To $\color{green}{\text{estimate and subtract the pedestal}}$ we can also use panaSKImg. We will only need

  • a configuration JSON file and
  • the input image file.

Here is an example of how to run the same as in Sect. A (How to from a Python Interpreter), but with panaSKImg:

panaSKImg --json <config_file.json> "image_file" --display --verbose -o .

display and verbose will display all plots created along the process. Do not use in case you want to apply the process to more than one image at the same time.

How to set the parameters of each process?

Two possible ways:

  • Using the configuration file
  • Or using command lines

It is possible to use both the json file and command lines. $\color{green}{\text{The command lines have preference over those of the json file.}}$

by using the JSON file

This has to be done in the configuration file. Here you can find information about the full JSON file.

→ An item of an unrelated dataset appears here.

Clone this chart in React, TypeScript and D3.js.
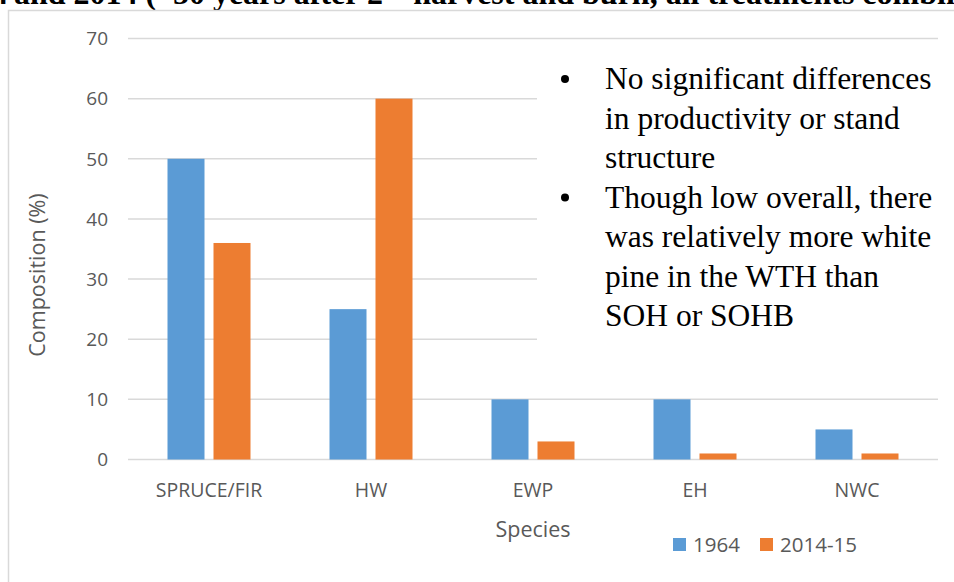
import React from "react";
import * as d3 from "d3";

const categories = ["SPRUCE/FIR", "HW", "EWP", "EH", "NWC"];
const series1964 = [50, 25, 10, 10, 5];
const series2014 = [36, 60, 3, 1, 1];
const seriesNames = ["1964", "2014-15"];
const seriesColors = ["#5B9BD5", "#ED7D31"];
const yTicks = [0, 10, 20, 30, 40, 50, 60, 70];
const notes = [
  ["No significant differences", "in productivity or stand", "structure"],
  ["Though low overall, there", "was relatively more white", "pine in the WTH than", "SOH or SOHB"],
];

const W = 954;
const H = 582;
const plot = { left: 128, right: 938, top: 38.5, bottom: 459.5 };
const sans = "'Open Sans', 'Noto Sans', sans-serif";
const serif = "'Liberation Serif', 'Times New Roman', serif";

export default function App() {
  const x = d3.scaleBand<string>().domain(categories).range([plot.left, plot.right]);
  const y = d3.scaleLinear().domain([0, 70]).range([plot.bottom, plot.top]);
  const barW = 37;
  const gap = 9;
  const series = [series1964, series2014];

  const noteLines: { text: string; bullet: boolean }[] = [];
  notes.forEach((group) =>
    group.forEach((t, i) => noteLines.push({ text: t, bullet: i === 0 }))
  );

  return (
    <svg
      width={W}
      height={H}
      style={{ position: "absolute", left: 0, top: 0, background: "#fff" }}
    >
      {/* slide heading, running off the top of the page */}
      <text y={4} fontFamily={serif} fontWeight="bold" fontSize={32} fill="#000">
        <tspan x={8} textAnchor="end">1964</tspan>
        <tspan x={14}>and 2014 (~50 years after 2</tspan>
        <tspan fontSize={20} dy={-12}>nd</tspan>
        <tspan dy={12}> harvest and burn, all treatments combined)</tspan>
      </text>

      {/* chart frame */}
      <rect x={8.5} y={10.5} width={1000} height={1000} fill="#fff" stroke="#d9d9d9" strokeWidth={1.5} />

      {/* gridlines and y tick labels */}
      {yTicks.map((t) => (
        <g key={t}>
          <line x1={plot.left} x2={plot.right} y1={y(t)} y2={y(t)} stroke="#d9d9d9" strokeWidth={1.5} />
          <text
            x={108}
            y={y(t)}
            dy="0.36em"
            textAnchor="end"
            fontFamily={sans}
            fontSize={19}
            fill="#595959"
          >
            {t}
          </text>
        </g>
      ))}

      {/* bars */}
      {categories.map((c, i) => {
        const cx = (x(c) as number) + x.bandwidth() / 2;
        return series.map((s, k) => {
          const x0 = k === 0 ? cx - gap / 2 - barW : cx + gap / 2;
          return (
            <rect
              key={c + k}
              x={x0}
              y={y(s[i])}
              width={barW}
              height={y(0) - y(s[i])}
              fill={seriesColors[k]}
            />
          );
        });
      })}

      {/* category labels */}
      {categories.map((c) => (
        <text
          key={c}
          x={(x(c) as number) + x.bandwidth() / 2}
          y={497}
          textAnchor="middle"
          fontFamily={sans}
          fontSize={19.5}
          fill="#595959"
        >
          {c}
        </text>
      ))}

      {/* axis titles */}
      <text x={533} y={537} textAnchor="middle" fontFamily={sans} fontSize={21.5} fill="#595959">
        Species
      </text>
      <text
        transform="translate(45,275) rotate(-90)"
        textAnchor="middle"
        fontFamily={sans}
        fontSize={21.5}
        fill="#595959"
      >
        Composition (%)
      </text>

      {/* legend */}
      {seriesNames.map((n, k) => {
        const lx = [673, 760][k];
        return (
          <g key={n}>
            <rect x={lx} y={538} width={13} height={13} fill={seriesColors[k]} />
            <text x={lx + 20} y={552} fontFamily={sans} fontSize={20.5} fill="#595959">
              {n}
            </text>
          </g>
        );
      })}

      {/* notes box */}
      <rect x={537} y={52} width={420} height={296} fill="#fff" />
      {noteLines.map((l, i) => {
        const by = 89 + i * 39.5;
        return (
          <g key={i}>
            {l.bullet && <circle cx={565} cy={by - 10} r={4} fill="#000" />}
            <text x={605} y={by} fontFamily={serif} fontSize={31.5} fill="#000">
              {l.text}
            </text>
          </g>
        );
      })}
    </svg>
  );
}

"PedestalSubtractionProcess":
      {
            "image":"mean_compressed",
            "method":"gauss_fit",
            "in_overscan":true,
            "use_mad":false,
            "axis":"row",
            "n_sigma_win_fit":3,
            "n_sigma_to_mask":10,
      },

All these parameters have been explained along this howto.

by command line

Almost all parameters has a command line to be pass as an argument of panaSKImg. Run

panaSKImg --help

for help on the command lines. Here the output of the help related with FitDarkCurrentProcess

*** For Process PedestalSubtractionProcess ************************** :
  --method METHOD       Method to use to compute the pedestal
  --in-overscan         Set to use the full image to estimate the pedestal,
                        instead of only the overscan region
  --axis AXIS           Axis in which the overscan should be computed:
                        row/col/both/none
  --n-sigma-win-fit N_SIGMA_WIN_FIT
                        Number of sigmas to define the spectral window to fit
                        a gaussian to single electron peaks
  --n-sigma-to-mask N_SIGMA_TO_MASK
                        Number of sigmas to define the maximum pixel charge to
                        take into account to estimate the pedestal
  --show-fit            Set to show up several extra plots and information

sequence is mandatory

Remember that the parameter sequence of the process section of the JSON file must be informed. You can do that using the command line -s as follows

panaSKImg --json <config_file.json> "image_file" -o . -s CompressSkipperProcess,PedestalSubtractionProcess

To list all possible process you can just run

panaSKImg --list-process help

Summary

To estimate the pedestal of images located at /data/run045 taht follows the file name pattern Image*Source*fits just do

panaSKImg --json <config_file.json> -s CompressSkipperProcess,PedestalSubtractionProcess --func-to-compress mean --in-overscan --axis row --method gauss_fit "/data/run045/Image*Source*fits" -o .

where <config_file.json> points to the configuration json file.